◆ **WORK REQUIRED**
Exactly the lines from the line containing "What matplotlib code" through the line containing "plt.rcParams['font.size'] = 12" are to be echoed, with both included and pictures left out.

◇ ◇ ◇ ◇ ◇

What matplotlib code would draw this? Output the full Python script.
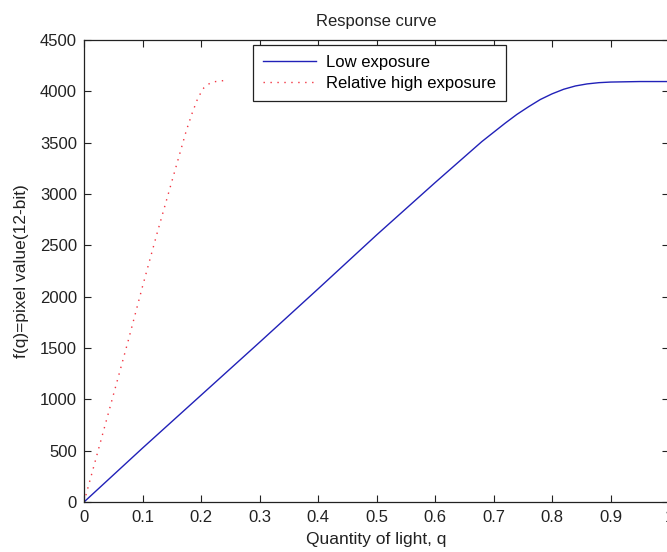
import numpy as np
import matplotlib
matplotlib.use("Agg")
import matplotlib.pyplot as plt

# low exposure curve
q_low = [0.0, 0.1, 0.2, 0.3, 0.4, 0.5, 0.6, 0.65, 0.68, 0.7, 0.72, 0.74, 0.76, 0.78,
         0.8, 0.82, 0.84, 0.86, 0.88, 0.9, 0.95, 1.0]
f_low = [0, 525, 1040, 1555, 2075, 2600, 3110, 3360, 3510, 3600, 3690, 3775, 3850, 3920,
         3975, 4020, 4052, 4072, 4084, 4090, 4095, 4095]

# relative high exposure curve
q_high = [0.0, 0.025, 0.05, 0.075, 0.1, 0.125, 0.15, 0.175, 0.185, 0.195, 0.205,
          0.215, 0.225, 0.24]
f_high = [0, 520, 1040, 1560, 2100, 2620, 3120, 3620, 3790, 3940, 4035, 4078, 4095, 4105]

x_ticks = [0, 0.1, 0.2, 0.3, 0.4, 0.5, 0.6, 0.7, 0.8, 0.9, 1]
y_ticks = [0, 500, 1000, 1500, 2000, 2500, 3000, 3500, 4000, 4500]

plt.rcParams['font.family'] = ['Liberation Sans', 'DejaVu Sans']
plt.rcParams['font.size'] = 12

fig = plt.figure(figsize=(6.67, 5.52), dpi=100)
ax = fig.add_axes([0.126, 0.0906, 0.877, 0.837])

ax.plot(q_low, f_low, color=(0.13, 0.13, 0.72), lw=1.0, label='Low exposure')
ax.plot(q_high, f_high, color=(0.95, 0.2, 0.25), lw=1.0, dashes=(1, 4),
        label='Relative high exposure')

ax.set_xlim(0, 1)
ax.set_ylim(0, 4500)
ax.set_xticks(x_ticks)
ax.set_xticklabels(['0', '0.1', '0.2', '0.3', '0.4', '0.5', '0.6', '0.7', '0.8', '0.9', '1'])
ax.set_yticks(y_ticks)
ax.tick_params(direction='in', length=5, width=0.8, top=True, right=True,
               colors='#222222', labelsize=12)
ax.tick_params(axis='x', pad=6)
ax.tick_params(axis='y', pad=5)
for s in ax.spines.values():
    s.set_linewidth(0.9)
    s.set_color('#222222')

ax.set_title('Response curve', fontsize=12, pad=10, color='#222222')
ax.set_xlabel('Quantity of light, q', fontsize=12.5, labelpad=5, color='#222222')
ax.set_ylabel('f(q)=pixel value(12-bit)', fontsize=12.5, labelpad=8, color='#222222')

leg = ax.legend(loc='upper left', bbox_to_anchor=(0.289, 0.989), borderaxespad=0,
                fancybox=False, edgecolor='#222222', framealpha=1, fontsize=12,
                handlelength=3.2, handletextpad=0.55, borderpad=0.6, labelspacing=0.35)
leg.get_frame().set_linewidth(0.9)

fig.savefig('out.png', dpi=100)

◇ ◇ ◇ ◇ ◇

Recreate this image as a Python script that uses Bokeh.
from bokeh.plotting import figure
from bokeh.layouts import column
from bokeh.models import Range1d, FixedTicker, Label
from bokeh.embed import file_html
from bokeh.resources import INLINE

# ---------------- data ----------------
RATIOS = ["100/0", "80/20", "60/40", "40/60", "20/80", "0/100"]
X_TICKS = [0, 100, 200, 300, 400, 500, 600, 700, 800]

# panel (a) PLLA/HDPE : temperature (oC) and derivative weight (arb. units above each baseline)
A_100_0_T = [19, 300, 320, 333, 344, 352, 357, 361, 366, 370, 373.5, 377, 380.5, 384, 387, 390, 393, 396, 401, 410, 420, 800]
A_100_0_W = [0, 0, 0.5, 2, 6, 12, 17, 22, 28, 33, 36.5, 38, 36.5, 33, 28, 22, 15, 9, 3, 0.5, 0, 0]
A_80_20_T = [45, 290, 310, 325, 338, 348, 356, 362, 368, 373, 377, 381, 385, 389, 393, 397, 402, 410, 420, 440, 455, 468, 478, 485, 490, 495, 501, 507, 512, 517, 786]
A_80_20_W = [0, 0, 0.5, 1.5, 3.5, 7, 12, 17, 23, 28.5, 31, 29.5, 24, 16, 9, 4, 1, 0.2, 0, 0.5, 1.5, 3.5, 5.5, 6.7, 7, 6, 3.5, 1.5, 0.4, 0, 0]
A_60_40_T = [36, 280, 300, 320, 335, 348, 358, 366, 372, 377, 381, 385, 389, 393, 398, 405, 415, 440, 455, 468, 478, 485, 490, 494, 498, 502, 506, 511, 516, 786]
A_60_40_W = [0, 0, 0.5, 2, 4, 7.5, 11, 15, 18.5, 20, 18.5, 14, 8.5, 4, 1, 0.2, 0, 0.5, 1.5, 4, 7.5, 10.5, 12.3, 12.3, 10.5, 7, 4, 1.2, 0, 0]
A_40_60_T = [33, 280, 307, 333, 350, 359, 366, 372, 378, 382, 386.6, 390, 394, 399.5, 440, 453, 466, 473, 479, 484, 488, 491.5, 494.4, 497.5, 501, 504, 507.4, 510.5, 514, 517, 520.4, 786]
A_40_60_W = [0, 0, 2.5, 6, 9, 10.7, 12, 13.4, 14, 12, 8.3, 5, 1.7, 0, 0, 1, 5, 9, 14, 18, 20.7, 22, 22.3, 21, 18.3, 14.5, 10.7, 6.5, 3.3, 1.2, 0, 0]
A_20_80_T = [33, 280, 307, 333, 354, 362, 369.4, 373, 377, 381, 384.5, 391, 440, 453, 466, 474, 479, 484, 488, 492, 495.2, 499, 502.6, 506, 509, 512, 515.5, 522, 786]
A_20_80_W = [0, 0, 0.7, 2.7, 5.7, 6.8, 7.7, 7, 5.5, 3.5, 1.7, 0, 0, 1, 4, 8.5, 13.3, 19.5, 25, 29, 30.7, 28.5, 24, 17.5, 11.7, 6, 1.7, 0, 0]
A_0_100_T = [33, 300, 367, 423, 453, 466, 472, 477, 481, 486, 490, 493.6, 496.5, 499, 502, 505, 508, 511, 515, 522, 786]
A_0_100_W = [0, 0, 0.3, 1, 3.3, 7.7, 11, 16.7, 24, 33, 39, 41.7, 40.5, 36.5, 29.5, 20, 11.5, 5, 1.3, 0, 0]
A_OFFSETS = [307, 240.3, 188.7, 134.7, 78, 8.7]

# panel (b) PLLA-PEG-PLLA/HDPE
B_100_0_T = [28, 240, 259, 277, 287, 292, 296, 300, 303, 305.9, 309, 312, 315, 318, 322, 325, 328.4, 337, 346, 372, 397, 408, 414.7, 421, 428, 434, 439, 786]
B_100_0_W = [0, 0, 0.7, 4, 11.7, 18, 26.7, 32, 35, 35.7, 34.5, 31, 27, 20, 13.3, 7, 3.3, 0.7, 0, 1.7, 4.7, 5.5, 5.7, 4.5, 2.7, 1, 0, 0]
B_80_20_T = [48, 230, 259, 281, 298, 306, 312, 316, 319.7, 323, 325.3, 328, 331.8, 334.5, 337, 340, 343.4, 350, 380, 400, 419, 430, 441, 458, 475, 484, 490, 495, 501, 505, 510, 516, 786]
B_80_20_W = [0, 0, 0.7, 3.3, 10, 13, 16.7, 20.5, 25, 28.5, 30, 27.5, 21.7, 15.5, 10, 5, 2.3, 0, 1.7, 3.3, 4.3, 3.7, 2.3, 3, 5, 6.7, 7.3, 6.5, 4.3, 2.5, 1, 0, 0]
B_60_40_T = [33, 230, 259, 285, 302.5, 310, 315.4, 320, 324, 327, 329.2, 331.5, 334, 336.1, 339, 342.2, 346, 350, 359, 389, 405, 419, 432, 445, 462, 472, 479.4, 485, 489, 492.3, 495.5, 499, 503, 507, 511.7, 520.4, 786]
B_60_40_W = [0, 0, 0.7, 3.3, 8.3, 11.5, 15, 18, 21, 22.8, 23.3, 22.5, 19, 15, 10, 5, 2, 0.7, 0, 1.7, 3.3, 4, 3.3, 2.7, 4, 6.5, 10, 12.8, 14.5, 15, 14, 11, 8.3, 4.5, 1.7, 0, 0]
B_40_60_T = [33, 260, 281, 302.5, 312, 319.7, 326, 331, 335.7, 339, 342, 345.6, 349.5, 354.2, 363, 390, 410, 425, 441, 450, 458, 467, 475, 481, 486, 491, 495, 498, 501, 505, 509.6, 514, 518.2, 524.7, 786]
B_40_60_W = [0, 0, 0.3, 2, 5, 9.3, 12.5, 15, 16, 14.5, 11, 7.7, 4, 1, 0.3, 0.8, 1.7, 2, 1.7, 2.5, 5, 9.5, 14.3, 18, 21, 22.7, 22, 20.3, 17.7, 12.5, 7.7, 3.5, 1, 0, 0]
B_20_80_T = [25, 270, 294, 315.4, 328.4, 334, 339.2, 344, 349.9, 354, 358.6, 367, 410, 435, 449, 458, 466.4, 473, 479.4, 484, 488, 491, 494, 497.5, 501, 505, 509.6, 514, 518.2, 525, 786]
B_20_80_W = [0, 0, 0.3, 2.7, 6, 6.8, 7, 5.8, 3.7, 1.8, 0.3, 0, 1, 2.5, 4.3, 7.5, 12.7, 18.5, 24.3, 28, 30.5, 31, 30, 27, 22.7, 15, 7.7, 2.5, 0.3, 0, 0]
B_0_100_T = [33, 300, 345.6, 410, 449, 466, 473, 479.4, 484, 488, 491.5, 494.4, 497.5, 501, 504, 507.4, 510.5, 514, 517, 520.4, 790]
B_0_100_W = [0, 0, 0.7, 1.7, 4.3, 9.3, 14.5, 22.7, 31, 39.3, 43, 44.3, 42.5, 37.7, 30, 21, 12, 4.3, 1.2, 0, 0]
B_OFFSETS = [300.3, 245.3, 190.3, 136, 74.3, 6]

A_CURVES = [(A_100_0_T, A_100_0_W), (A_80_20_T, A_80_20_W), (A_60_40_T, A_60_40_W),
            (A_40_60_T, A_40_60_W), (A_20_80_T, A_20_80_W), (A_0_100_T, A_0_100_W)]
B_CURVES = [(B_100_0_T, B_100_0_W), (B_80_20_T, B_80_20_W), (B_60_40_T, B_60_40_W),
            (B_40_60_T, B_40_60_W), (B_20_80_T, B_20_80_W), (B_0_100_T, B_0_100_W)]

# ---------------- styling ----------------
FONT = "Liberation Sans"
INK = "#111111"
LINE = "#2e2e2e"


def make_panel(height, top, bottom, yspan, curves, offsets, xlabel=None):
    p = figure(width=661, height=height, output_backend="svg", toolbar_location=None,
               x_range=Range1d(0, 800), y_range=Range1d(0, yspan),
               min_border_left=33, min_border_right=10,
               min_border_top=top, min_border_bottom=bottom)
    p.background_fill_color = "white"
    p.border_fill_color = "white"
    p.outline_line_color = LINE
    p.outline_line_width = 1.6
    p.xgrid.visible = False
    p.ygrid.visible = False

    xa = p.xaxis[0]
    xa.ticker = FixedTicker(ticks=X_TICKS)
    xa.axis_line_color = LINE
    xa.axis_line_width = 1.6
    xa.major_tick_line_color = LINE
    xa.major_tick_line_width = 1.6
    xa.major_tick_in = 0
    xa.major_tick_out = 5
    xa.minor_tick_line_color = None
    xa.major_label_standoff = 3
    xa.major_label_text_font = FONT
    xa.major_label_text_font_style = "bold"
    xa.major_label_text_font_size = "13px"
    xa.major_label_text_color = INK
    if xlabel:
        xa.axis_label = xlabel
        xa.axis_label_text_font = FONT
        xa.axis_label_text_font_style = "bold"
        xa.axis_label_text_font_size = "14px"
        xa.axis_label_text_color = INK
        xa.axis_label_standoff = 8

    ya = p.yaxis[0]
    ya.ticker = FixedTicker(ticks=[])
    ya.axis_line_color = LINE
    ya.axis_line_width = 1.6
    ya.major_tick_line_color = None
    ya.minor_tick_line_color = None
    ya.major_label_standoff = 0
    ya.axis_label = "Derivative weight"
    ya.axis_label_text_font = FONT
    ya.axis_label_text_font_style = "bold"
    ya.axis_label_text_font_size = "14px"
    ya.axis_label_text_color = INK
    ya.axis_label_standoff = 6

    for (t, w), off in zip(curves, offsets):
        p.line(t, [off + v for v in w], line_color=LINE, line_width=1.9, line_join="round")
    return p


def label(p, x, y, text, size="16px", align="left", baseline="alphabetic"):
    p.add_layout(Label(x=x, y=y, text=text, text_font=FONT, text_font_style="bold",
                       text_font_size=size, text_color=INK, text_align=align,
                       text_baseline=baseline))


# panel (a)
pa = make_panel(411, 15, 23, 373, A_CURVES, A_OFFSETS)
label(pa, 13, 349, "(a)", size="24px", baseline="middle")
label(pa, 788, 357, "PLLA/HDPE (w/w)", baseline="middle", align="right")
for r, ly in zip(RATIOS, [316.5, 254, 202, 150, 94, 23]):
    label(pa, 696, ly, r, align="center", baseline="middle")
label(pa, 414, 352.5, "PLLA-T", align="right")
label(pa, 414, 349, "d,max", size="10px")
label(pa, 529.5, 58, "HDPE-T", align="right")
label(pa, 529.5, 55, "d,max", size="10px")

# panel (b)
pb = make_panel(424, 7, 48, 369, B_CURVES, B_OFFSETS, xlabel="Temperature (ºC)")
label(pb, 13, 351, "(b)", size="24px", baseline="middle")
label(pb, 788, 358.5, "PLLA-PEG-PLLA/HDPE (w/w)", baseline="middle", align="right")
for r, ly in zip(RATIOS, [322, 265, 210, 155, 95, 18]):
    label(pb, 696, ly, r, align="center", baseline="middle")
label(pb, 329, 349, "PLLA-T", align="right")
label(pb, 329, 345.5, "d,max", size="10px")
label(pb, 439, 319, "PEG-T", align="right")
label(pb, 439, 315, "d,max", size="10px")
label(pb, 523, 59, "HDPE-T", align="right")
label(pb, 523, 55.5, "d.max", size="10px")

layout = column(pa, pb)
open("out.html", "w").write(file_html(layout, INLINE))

◇ ◇ ◇ ◇ ◇

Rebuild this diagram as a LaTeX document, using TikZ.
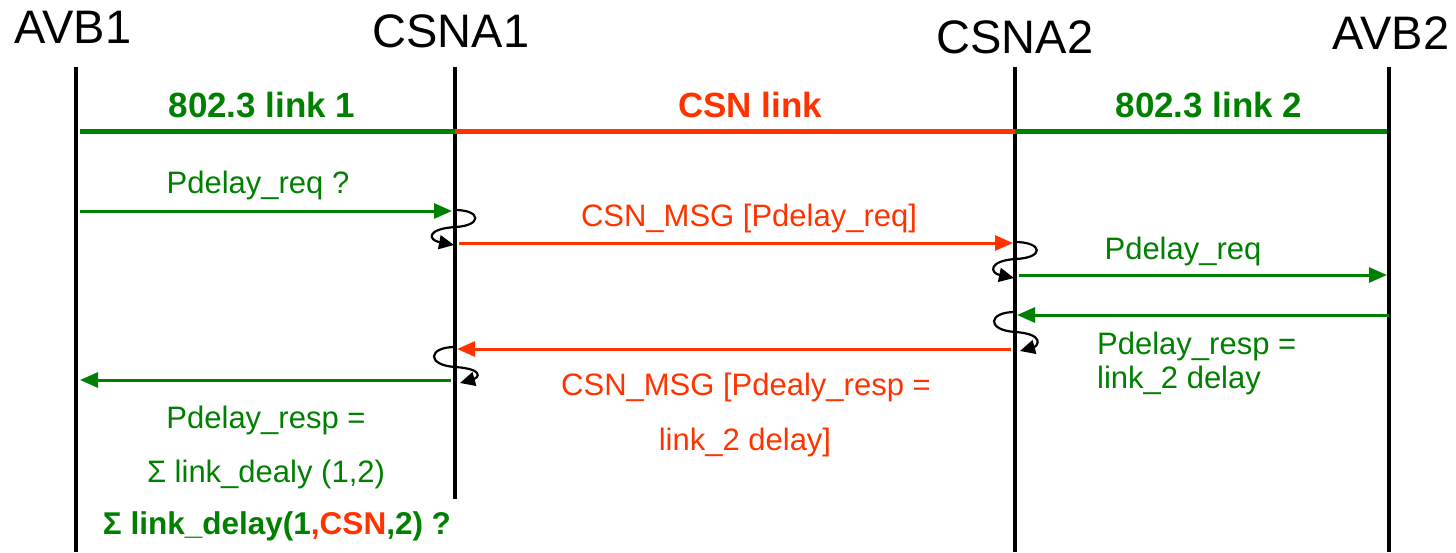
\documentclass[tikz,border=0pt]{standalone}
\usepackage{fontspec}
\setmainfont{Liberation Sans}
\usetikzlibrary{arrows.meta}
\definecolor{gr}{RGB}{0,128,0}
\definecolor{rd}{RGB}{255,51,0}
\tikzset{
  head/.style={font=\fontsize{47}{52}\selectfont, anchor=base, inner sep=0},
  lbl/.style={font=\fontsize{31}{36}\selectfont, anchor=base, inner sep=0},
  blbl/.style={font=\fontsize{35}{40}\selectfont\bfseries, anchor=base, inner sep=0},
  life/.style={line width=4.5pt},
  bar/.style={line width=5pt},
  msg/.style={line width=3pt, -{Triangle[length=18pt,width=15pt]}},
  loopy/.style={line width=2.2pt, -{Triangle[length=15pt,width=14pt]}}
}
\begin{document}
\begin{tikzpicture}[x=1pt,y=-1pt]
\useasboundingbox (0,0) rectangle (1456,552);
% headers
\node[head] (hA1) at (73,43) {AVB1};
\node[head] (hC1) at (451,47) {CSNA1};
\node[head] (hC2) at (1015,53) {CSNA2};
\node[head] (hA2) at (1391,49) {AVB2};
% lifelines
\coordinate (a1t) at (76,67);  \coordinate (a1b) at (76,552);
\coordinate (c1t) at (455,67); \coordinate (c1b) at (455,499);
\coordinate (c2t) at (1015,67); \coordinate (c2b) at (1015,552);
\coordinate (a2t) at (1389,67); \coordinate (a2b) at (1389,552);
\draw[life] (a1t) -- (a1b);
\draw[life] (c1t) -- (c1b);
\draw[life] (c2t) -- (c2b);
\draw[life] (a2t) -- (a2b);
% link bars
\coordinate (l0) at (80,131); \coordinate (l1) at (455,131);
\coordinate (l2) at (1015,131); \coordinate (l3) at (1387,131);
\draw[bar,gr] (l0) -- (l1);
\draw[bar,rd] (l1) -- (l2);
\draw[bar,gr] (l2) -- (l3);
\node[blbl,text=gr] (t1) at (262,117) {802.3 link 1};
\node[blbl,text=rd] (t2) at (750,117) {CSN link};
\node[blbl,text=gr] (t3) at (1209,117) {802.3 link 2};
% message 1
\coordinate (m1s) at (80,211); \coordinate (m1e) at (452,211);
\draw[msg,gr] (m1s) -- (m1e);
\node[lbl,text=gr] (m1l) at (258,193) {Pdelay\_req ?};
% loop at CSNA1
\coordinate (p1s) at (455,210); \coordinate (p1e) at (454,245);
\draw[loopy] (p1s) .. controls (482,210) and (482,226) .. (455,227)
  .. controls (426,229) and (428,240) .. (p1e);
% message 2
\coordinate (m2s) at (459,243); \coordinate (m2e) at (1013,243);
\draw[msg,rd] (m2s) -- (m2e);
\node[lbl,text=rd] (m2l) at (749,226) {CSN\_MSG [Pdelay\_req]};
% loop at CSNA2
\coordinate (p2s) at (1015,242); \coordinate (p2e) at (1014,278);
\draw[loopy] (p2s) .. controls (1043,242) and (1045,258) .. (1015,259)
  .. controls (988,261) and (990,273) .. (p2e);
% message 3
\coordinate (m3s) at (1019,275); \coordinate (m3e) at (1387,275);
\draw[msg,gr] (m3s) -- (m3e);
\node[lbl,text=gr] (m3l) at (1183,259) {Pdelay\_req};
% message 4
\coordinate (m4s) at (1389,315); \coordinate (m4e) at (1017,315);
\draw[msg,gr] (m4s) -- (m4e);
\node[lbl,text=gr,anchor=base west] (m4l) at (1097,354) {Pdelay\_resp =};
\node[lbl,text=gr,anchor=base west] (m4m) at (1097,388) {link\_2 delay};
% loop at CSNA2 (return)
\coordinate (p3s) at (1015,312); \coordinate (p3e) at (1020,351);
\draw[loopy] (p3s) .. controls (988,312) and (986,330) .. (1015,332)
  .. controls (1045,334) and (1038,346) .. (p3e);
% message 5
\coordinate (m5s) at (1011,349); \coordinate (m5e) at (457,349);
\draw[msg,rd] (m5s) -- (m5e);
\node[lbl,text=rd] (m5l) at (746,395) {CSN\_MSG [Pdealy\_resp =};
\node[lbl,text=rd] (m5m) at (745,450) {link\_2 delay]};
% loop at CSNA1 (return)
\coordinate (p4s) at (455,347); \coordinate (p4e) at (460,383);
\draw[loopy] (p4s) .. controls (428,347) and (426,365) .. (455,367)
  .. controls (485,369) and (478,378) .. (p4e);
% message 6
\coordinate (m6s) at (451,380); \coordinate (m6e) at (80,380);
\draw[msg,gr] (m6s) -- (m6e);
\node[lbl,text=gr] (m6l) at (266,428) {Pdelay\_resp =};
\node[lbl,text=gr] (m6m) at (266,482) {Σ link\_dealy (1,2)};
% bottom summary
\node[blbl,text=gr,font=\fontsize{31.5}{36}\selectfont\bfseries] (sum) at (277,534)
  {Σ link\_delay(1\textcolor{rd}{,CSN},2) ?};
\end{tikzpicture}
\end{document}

◇ ◇ ◇ ◇ ◇

◆ **WRITTEN ANSWER**
What matplotlib code would draw this? Output the full Python script.
import numpy as np
import matplotlib
matplotlib.use("Agg")
import matplotlib.pyplot as plt

# low exposure curve
q_low = [0.0, 0.1, 0.2, 0.3, 0.4, 0.5, 0.6, 0.65, 0.68, 0.7, 0.72, 0.74, 0.76, 0.78,
         0.8, 0.82, 0.84, 0.86, 0.88, 0.9, 0.95, 1.0]
f_low = [0, 525, 1040, 1555, 2075, 2600, 3110, 3360, 3510, 3600, 3690, 3775, 3850, 3920,
         3975, 4020, 4052, 4072, 4084, 4090, 4095, 4095]

# relative high exposure curve
q_high = [0.0, 0.025, 0.05, 0.075, 0.1, 0.125, 0.15, 0.175, 0.185, 0.195, 0.205,
          0.215, 0.225, 0.24]
f_high = [0, 520, 1040, 1560, 2100, 2620, 3120, 3620, 3790, 3940, 4035, 4078, 4095, 4105]

x_ticks = [0, 0.1, 0.2, 0.3, 0.4, 0.5, 0.6, 0.7, 0.8, 0.9, 1]
y_ticks = [0, 500, 1000, 1500, 2000, 2500, 3000, 3500, 4000, 4500]

plt.rcParams['font.family'] = ['Liberation Sans', 'DejaVu Sans']
plt.rcParams['font.size'] = 12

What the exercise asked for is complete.